The Days Of Abandonment (2005) 
AKA: I giorni dell'abbandono

From an eerie opening sequence which informs us that – especially in Roberto Faenza's film – we can't always believe what we see to an early line of dialogue where our protagonist Olga (Margherita Buy) describes the tawdry book she's translating to a friend which serves as a gender flipped foreshadowing of events to come, symbolism is everywhere in this over-the-top adaptation of Elena Ferrante's novel.

An initially intriguing spin on Anna Karenina, Madame Bovary, among other classic works centered on women whose love lives threaten to be their undoing, shortly into Days the seemingly happily married Olga finds herself in the titular hell of abandonment after her husband announces that he's unhappy and walks out on his wife and two children.

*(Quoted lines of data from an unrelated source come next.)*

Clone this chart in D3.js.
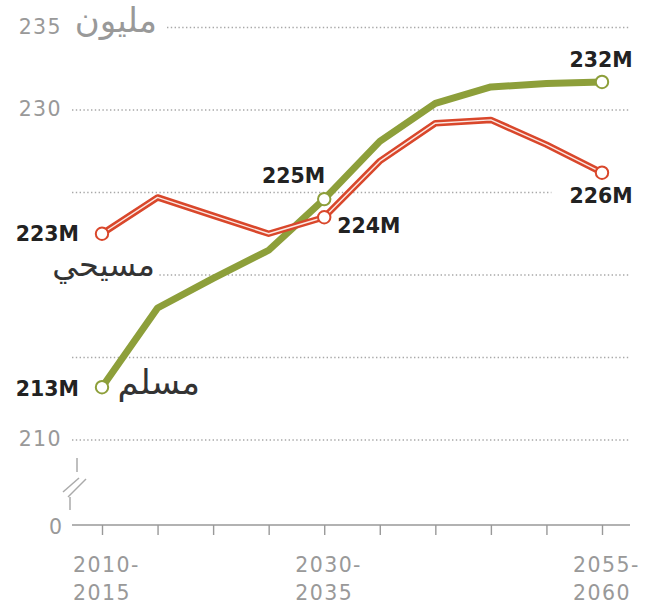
<!DOCTYPE html>
<html>
<head>
<meta charset="utf-8">
<script src="https://cdn.jsdelivr.net/npm/d3@7"></script>
<style>
  body { margin: 0; background: #fff; }
  svg { display: block; }
</style>
</head>
<body>
<svg id="chart" width="648" height="608"></svg>
<script>
'use strict';

// ─── Data ────────────────────────────────────────────────────────────────────
const periods = ['2010-2015', '2015-2020', '2020-2025', '2025-2030', '2030-2035',
                 '2035-2040', '2040-2045', '2045-2050', '2050-2055', '2055-2060'];
const muslimBirths    = [213.2, 218.0, 219.8, 221.5, 224.6, 228.1, 230.4, 231.4, 231.6, 231.7];
const christianBirths = [222.5, 224.7, 223.6, 222.5, 223.5, 226.9, 229.2, 229.4, 227.9, 226.2];

const gridValues   = [210, 215, 220, 225, 230, 235];
const labeledTicks = [210, 230, 235];
const xLabelIdx    = [0, 4, 9];

const unitLabel       = 'مليون';
const muslimName      = 'مسلم';
const christianName   = 'مسيحي';
const muslimLabels    = ['213M', '225M', '232M'];
const christianLabels = ['223M', '224M', '226M'];

// ─── Layout ──────────────────────────────────────────────────────────────────
const GREEN = '#8d9f3a';
const RED   = '#d9472b';
const GRAY  = '#999';
const AXIS_LEFT = 72, AXIS_RIGHT = 630, AXIS_Y = 525;

const svg = d3.select('#chart');

const x = d3.scalePoint().domain(periods).range([102, 602]);
const y = d3.scaleLinear().domain([210, 235]).range([440, 27.5]);

// ─── Gridlines ───────────────────────────────────────────────────────────────
const grid = svg.append('g');
grid.selectAll('line').data(gridValues).join('line')
  .attr('x1', AXIS_LEFT).attr('x2', AXIS_RIGHT)
  .attr('y1', d => y(d)).attr('y2', d => y(d))
  .attr('stroke', '#a8a8a8').attr('stroke-width', 1.4)
  .attr('stroke-dasharray', '1.4,2.4');

// halo layer sits above the grid, below the text
const halos = svg.append('g');

// ─── Y tick labels ───────────────────────────────────────────────────────────
const tickFont = { family: 'DejaVu Sans', size: 20.5, spacing: 1.4 };
svg.append('g').selectAll('text').data(labeledTicks).join('text')
  .attr('x', 62).attr('y', d => y(d) + 6)
  .attr('text-anchor', 'end')
  .attr('font-family', tickFont.family).attr('font-size', tickFont.size)
  .attr('letter-spacing', tickFont.spacing)
  .attr('fill', GRAY)
  .text(d => d);

svg.append('text')
  .attr('x', 62).attr('y', AXIS_Y + 9)
  .attr('text-anchor', 'end')
  .attr('font-family', tickFont.family).attr('font-size', tickFont.size)
  .attr('fill', GRAY)
  .text('0');

// ─── Broken axis mark ────────────────────────────────────────────────────────
const brk = svg.append('g').attr('stroke', '#aaa').attr('stroke-width', 1.5).attr('fill', 'none');
const bTop = y(210) + 18, bBot = AXIS_Y - 15;
brk.append('line').attr('x1', 77).attr('x2', 77).attr('y1', bTop).attr('y2', bTop + 14);
brk.append('line').attr('x1', 70).attr('x2', 70).attr('y1', bBot - 13).attr('y2', bBot);
brk.append('line').attr('x1', 63).attr('y1', bTop + 34).attr('x2', 79).attr('y2', bTop + 20);
brk.append('line').attr('x1', 68).attr('y1', bTop + 39).attr('x2', 86).attr('y2', bTop + 21);

// ─── X axis ──────────────────────────────────────────────────────────────────
svg.append('line')
  .attr('x1', AXIS_LEFT).attr('x2', AXIS_RIGHT)
  .attr('y1', AXIS_Y).attr('y2', AXIS_Y)
  .attr('stroke', '#999').attr('stroke-width', 1.6);

const xAxis = svg.append('g')
  .attr('transform', `translate(0,${AXIS_Y})`)
  .call(d3.axisBottom(x).tickSize(10).tickFormat(''));
xAxis.select('.domain').remove();
xAxis.selectAll('.tick line').attr('stroke', '#999').attr('stroke-width', 1.4);

xLabelIdx.forEach(i => {
  const [a, b] = periods[i].split('-');
  const t = svg.append('text')
    .attr('font-family', tickFont.family).attr('font-size', tickFont.size)
    .attr('letter-spacing', tickFont.spacing)
    .attr('fill', GRAY);
  const l2 = t.append('tspan').attr('y', 600).text(b);
  const w = l2.node().getComputedTextLength();
  const x0 = x(periods[i]) - w / 2;
  l2.attr('x', x0);
  t.insert('tspan', 'tspan').attr('x', x0).attr('y', 572).text(a + '-');
});

// ─── Lines ───────────────────────────────────────────────────────────────────
const line = d3.line()
  .x((d, i) => x(periods[i]))
  .y(d => y(d));

svg.append('path')
  .attr('d', line(muslimBirths))
  .attr('fill', 'none').attr('stroke', GREEN)
  .attr('stroke-width', 7).attr('stroke-linejoin', 'round');

svg.append('path')
  .attr('d', line(christianBirths))
  .attr('fill', 'none').attr('stroke', RED)
  .attr('stroke-width', 6.5).attr('stroke-linejoin', 'round');
svg.append('path')
  .attr('d', line(christianBirths))
  .attr('fill', 'none').attr('stroke', '#fbe9e4')
  .attr('stroke-width', 1.4).attr('stroke-linejoin', 'round');

// ─── Endpoint circles ───────────────────────────────────────────────────────
function dots(values, color) {
  svg.append('g').selectAll('circle').data(xLabelIdx).join('circle')
    .attr('cx', i => x(periods[i])).attr('cy', i => y(values[i]))
    .attr('r', 6.2)
    .attr('fill', '#fff').attr('stroke', color).attr('stroke-width', 2);
}
dots(muslimBirths, GREEN);
dots(christianBirths, RED);

// ─── Text labels ─────────────────────────────────────────────────────────────
function haloFor(node, padX, padY) {
  const b = node.getBBox();
  halos.append('rect')
    .attr('x', b.x - padX).attr('y', b.y - padY)
    .attr('width', b.width + padX * 2).attr('height', b.height + padY * 2)
    .attr('fill', '#fff');
}

function valueLabel(text, px, py, anchor) {
  return svg.append('text')
    .attr('x', px).attr('y', py)
    .attr('text-anchor', anchor)
    .attr('font-family', 'DejaVu Sans').attr('font-weight', 'bold')
    .attr('font-size', 20.5).attr('fill', '#222')
    .text(text);
}

// start points
valueLabel(christianLabels[0], 79, y(christianBirths[0]) + 7, 'end');
valueLabel(muslimLabels[0],    79, y(muslimBirths[0]) + 9, 'end');
// 2030-2035
valueLabel(muslimLabels[1],    x(periods[4]) + 1, y(muslimBirths[4]) - 16, 'end');
valueLabel(christianLabels[1], x(periods[4]) + 13, y(christianBirths[4]) + 16, 'start');
// last points
valueLabel(muslimLabels[2],    x(periods[9]) - 1, y(muslimBirths[9]) - 15, 'middle');
const lbl226 = valueLabel(christianLabels[2], x(periods[9]) - 1, y(christianBirths[9]) + 30, 'middle');
haloFor(lbl226.node(), 18, 4);

function arabicLabel(text, px, py, size, color) {
  return svg.append('text')
    .attr('x', px).attr('y', py)
    .attr('text-anchor', 'end')
    .attr('font-family', 'DejaVu Sans')
    .attr('font-size', size).attr('fill', color)
    .text(text);
}

const unitT = arabicLabel(unitLabel, 157, y(235) + 4, 34, GRAY);
haloFor(unitT.node(), 10, 0);
const chrT = arabicLabel(christianName, 155, y(christianBirths[0]) + 42, 32, '#333');
haloFor(chrT.node(), 3, 0);
arabicLabel(muslimName, 200, y(muslimBirths[0]) + 7, 34, '#333');
</script>
</body>
</html>
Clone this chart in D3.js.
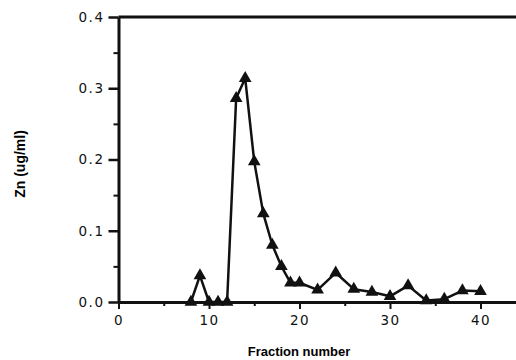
<!DOCTYPE html>
<html>
<head>
<meta charset="utf-8">
<script src="https://cdn.jsdelivr.net/npm/d3@7"></script>
<style>
  body { margin: 0; background: #fff; }
  .tick text { font-family: "DejaVu Sans", sans-serif; font-size: 13.5px; fill: #111; letter-spacing: 1.5px; }
</style>
</head>
<body>
<div id="svg-area"></div>
<script>
// Fraction numbers and zinc concentration (ug/ml)
var fractions = [8, 9, 10, 11, 12, 13, 14, 15, 16, 17, 18, 19, 20, 22, 24, 26, 28, 30, 32, 34, 36, 38, 40];
var zinc = [0.0, 0.037, 0.0, 0.0, 0.0, 0.286, 0.314, 0.197, 0.124, 0.08, 0.05, 0.027, 0.027, 0.017, 0.041, 0.018, 0.014, 0.008, 0.023, 0.002, 0.004, 0.016, 0.015];

var xTicks = [0, 10, 20, 30, 40];
var xMinor = [5, 15, 25, 35];
var yTicks = [0.0, 0.1, 0.2, 0.3, 0.4];
var yMinor = [0.05, 0.15, 0.25, 0.35];

var svgWidth = 516;
var svgHeight = 360;

var svg = d3.select("#svg-area")
  .append("svg")
  .attr("width", svgWidth)
  .attr("height", svgHeight);

// scales
var x = d3.scaleLinear().domain([0, 44]).range([118.5, 516.7]);
var y = d3.scaleLinear().domain([0, 0.4]).range([302, 17]);

// minor ticks first
svg.append("g")
  .attr("transform", `translate(0, ${y(0)})`)
  .call(d3.axisBottom(x).tickValues(xMinor).tickSize(4).tickFormat(""))
  .call(g => g.select(".domain").remove())
  .selectAll("line").attr("stroke", "#111").attr("stroke-width", 2);

svg.append("g")
  .attr("transform", `translate(${x(0)}, 0)`)
  .call(d3.axisLeft(y).tickValues(yMinor).tickSize(5).tickFormat(""))
  .call(g => g.select(".domain").remove())
  .selectAll("line").attr("stroke", "#111").attr("stroke-width", 2);

// bottom axis
var bottom = svg.append("g")
  .attr("transform", `translate(0, ${y(0)})`)
  .call(d3.axisBottom(x).tickValues(xTicks).tickSize(7).tickSizeOuter(0).tickPadding(6));
bottom.select(".domain").attr("stroke", "#111").attr("stroke-width", 3);
bottom.selectAll(".tick line").attr("stroke", "#111").attr("stroke-width", 2);

// left axis
var left = svg.append("g")
  .attr("transform", `translate(${x(0)}, 0)`)
  .call(d3.axisLeft(y).tickValues(yTicks).tickFormat(d3.format(".1f")).tickSize(10).tickSizeOuter(0).tickPadding(4));
left.select(".domain").attr("stroke", "#111").attr("stroke-width", 3);
left.selectAll(".tick line").attr("stroke", "#111").attr("stroke-width", 2.5);

// top frame line
svg.append("line")
  .attr("x1", x(0)).attr("x2", x(44))
  .attr("y1", y(0.4)).attr("y2", y(0.4))
  .attr("stroke", "#111").attr("stroke-width", 3);

// data line
var line = d3.line()
  .x((d, i) => x(fractions[i]))
  .y(d => y(d));

svg.append("path")
  .datum(zinc)
  .attr("d", line)
  .attr("fill", "none")
  .attr("stroke", "#111")
  .attr("stroke-width", 2.5)
  .attr("stroke-linejoin", "round");

// triangle markers
svg.selectAll(".marker")
  .data(zinc)
  .enter()
  .append("path")
  .attr("class", "marker")
  .attr("d", d3.symbol().type(d3.symbolTriangle).size(70))
  .attr("transform", (d, i) => `translate(${x(fractions[i])}, ${y(d)})`)
  .attr("fill", "#111");

// axis titles
svg.append("text")
  .attr("x", 299)
  .attr("y", 356)
  .attr("text-anchor", "middle")
  .style("font-family", "'Liberation Sans', Arial, sans-serif")
  .style("font-weight", "bold")
  .style("font-size", "13px")
  .text("Fraction number");

svg.append("text")
  .attr("transform", "translate(25, 164) rotate(-90)")
  .attr("text-anchor", "middle")
  .style("font-family", "'Liberation Sans', Arial, sans-serif")
  .style("font-weight", "bold")
  .style("font-size", "14px")
  .text("Zn (ug/ml)");
</script>
</body>
</html>
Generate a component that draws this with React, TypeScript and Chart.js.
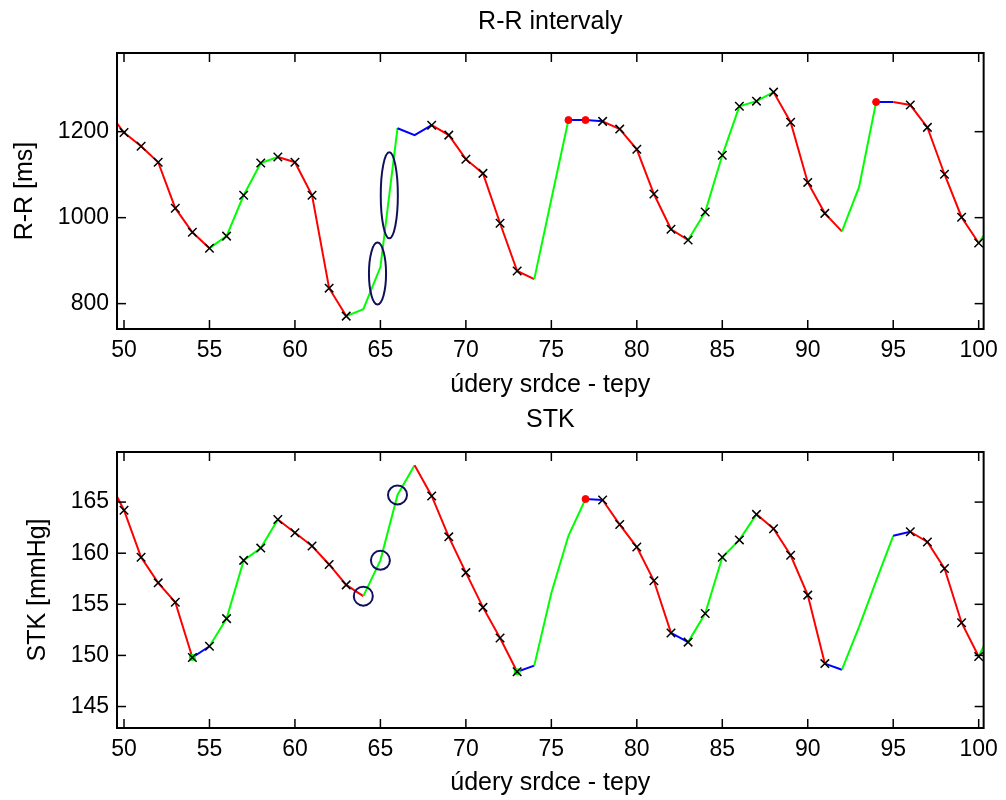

Numbed by disbelief, Olga goes through all five stages of grief before she eventually loses a grip on both reality and her sanity with the discovery that her husband Mario (Inspector Montalbano's Luca Zingaretti) didn't just have an existential crisis but a classic midlife one, trading his educated elegant wife in for an eighteen-year-old he'd already begun molding as her tutor.


As Olga's internal struggles become external, her luck goes from bad to worse. Taking on an allegorical Book of Job like quality, soon phones that connect her to the outside world break and a lizard as well as ants enter to her apartment, which causes her to go to extremes in order to protect her children. Giving in to the depression by staying inside her apartment, eventually things get so out of hand that the home she considers her sanctuary literally traps her inside.

Discarding supporting characters and ideas introduced only moments earlier in favor of increasingly outrageous sequences that must've worked better on the page, Days, which is credited to seven screenwriters on IMDb, reinforces the long-held belief that the internationally beloved, bestselling pseudonymous Italian author’s ouevre is nearly incapable of being adapted successfully.

Embracing wild moments of Magical Realism that distract from the film as a whole, as Olga's growing desperation and near psychosis after being jilted forces her to lash out at Mario and his girlfriend, Days comes across as disturbingly anti-feminist rather than humanist on the screen.


Pulling us in a myriad of directions, as noted in the thirty-two page booklet of letters and interview excerpts included in the double-disc set, out of a handful of characters to focus on, curiously the one in particular that Faenza set out to humanize from his aloof literary incarnation was Mario.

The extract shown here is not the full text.